The numbers are stark, according to a Foreign Affairs analysis by Dana Stroul, former U.S. Deputy Assistant Secretary of Defense for the Middle East, as reported by "Hvylya". Sympathy for Israelis among Americans plummeted from 60 percent in 2020 to 36 percent today. An August 2025 Quinnipiac poll confirmed the same figure - an all-time low since polling began in 2001 - and found six in 10 voters, including nearly half of Republicans, opposed continuing military aid to Israel.
Polls of young Americans show especially low support for a military partnership with Israel. And a CNN survey released this week found 60 percent of Americans disapprove of the current campaign and want Trump to seek congressional approval for further action.
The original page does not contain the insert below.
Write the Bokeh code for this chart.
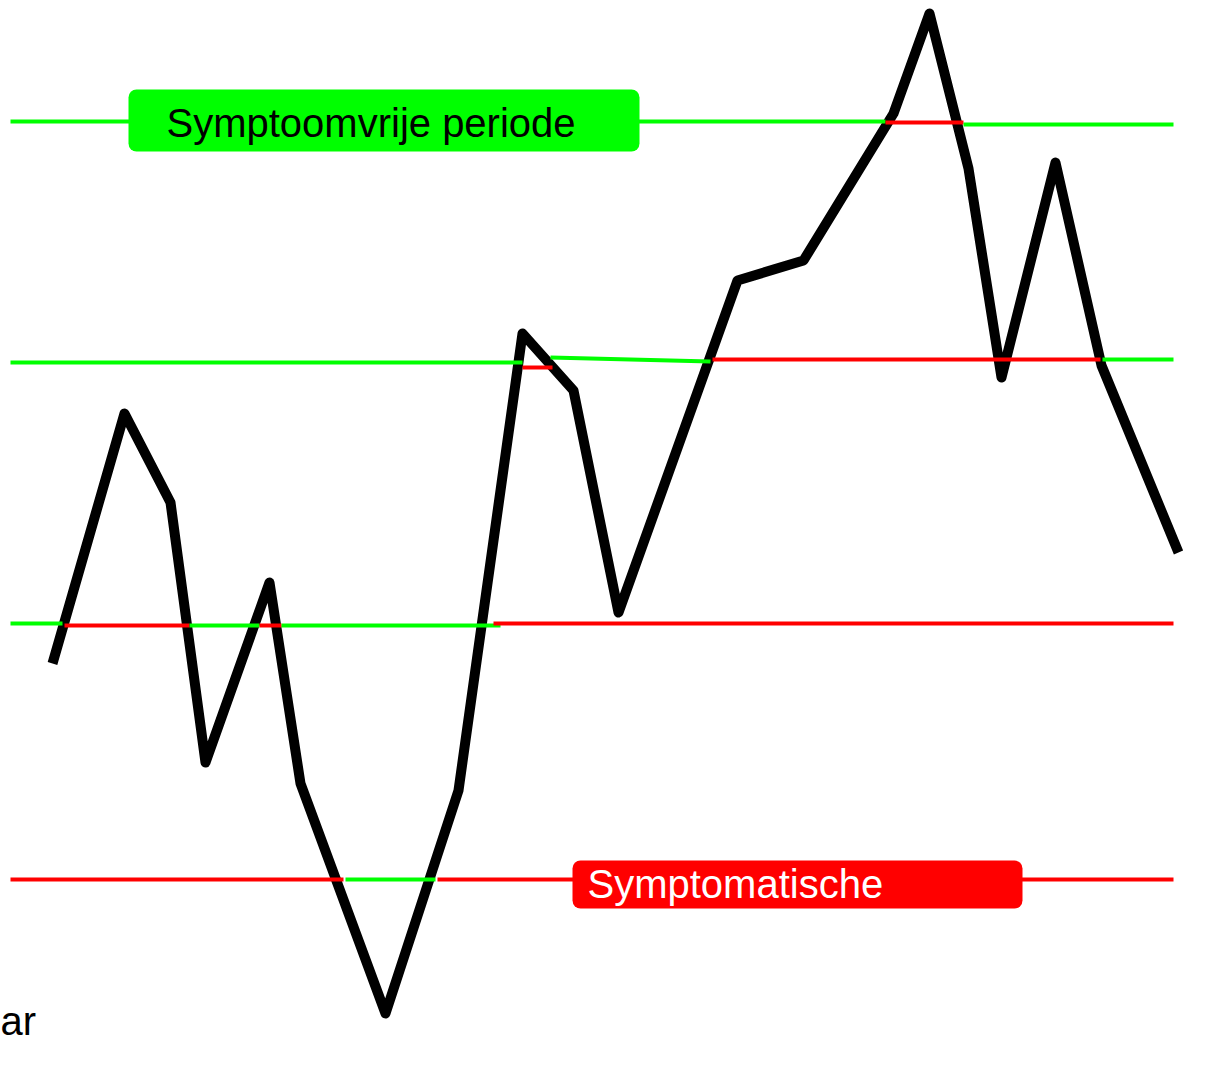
from bokeh.plotting import figure
from bokeh.models import Range1d, BoxAnnotation, Label, ColumnDataSource
from bokeh.embed import file_html
from bokeh.resources import INLINE

# Black curve (diagram units = picture pixels)
curve_x = [52, 124, 170, 205, 269, 300, 385, 458, 522, 573, 618, 737, 803, 893, 929, 968, 1001, 1055, 1101, 1178]
curve_y = [663, 413, 502, 762, 582, 783, 1013, 790, 333, 390, 612, 280, 260, 113, 13, 168, 377, 162, 365, 552]

# Threshold segments
seg_x0 = [10, 885, 963, 10, 522, 550, 712, 1102, 10, 64, 189, 259, 281, 493, 10, 345, 437]
seg_x1 = [885, 963, 1173, 522, 552, 710, 1100, 1173, 62, 189, 259, 281, 500, 1173, 343, 435, 1173]
seg_y0 = [121, 122, 124, 362, 367, 357, 359, 359, 623, 625, 625, 625, 625, 623, 879, 879, 879]
seg_y1 = [121, 122, 124, 362, 367, 361, 359, 359, 623, 625, 625, 625, 625, 623, 879, 879, 879]
seg_state = ["g", "r", "g", "g", "r", "g", "r", "g", "g", "r", "g", "r", "g", "r", "r", "g", "r"]

labels = ["Symptoomvrije periode", "Symptomatische", "ar"]

GREEN = "#00ff00"
RED = "#ff0000"

p = figure(width=1214, height=1065, output_backend="svg", toolbar_location=None,
           x_range=Range1d(0, 1214), y_range=Range1d(1065, 0),
           min_border=0, outline_line_color=None)
p.axis.visible = False
p.grid.visible = False
p.background_fill_color = "white"
p.border_fill_color = "white"

p.line(curve_x, curve_y, line_color="black", line_width=10, line_join="round", line_cap="butt")

colors = [GREEN if s == "g" else RED for s in seg_state]
src = ColumnDataSource(dict(x0=seg_x0, x1=seg_x1, y0=seg_y0, y1=seg_y1, c=colors))
p.segment(x0="x0", y0="y0", x1="x1", y1="y1", color="c", line_width=4, source=src)

# Label boxes
p.add_layout(BoxAnnotation(left=128, right=639, top=89, bottom=151, fill_color=GREEN,
                           fill_alpha=1, line_color=None, border_radius=8, level="overlay"))
p.add_layout(BoxAnnotation(left=572, right=1022, top=860, bottom=908, fill_color=RED,
                           fill_alpha=1, line_color=None, border_radius=8, level="overlay"))

p.add_layout(Label(x=166, y=122, text=labels[0], text_font="Liberation Sans", text_font_size="40px",
                   text_color="black", text_baseline="middle", text_align="left", level="overlay"))
p.add_layout(Label(x=587, y=883, text=labels[1], text_font="Liberation Sans", text_font_size="40px",
                   text_color="white", text_baseline="middle", text_align="left", level="overlay"))
p.add_layout(Label(x=0, y=1020, text=labels[2], text_font="Liberation Sans", text_font_size="40px",
                   text_color="black", text_baseline="middle", text_align="left", level="overlay"))

open("out.html", "w").write(file_html(p, INLINE))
Yet none of this has slowed the operational tempo. The U.S. and Israeli forces are running joint air defense, dividing strike targets, fusing intelligence continuously, and coordinating offensive cyber-operations. Stroul describes the integration as something the United States "has not done with any ally in a fully combined manner since World War II."
The traditional bipartisan foundation that sustained the special relationship is eroding, Stroul warns. The question is how long military leaders can sustain a partnership this deep when the political consensus beneath it is crumbling. If doubts about the alliance "continue to mount," she writes, it will become "increasingly difficult for U.S. military leaders to turn to Israel for help in times of both crisis and peace."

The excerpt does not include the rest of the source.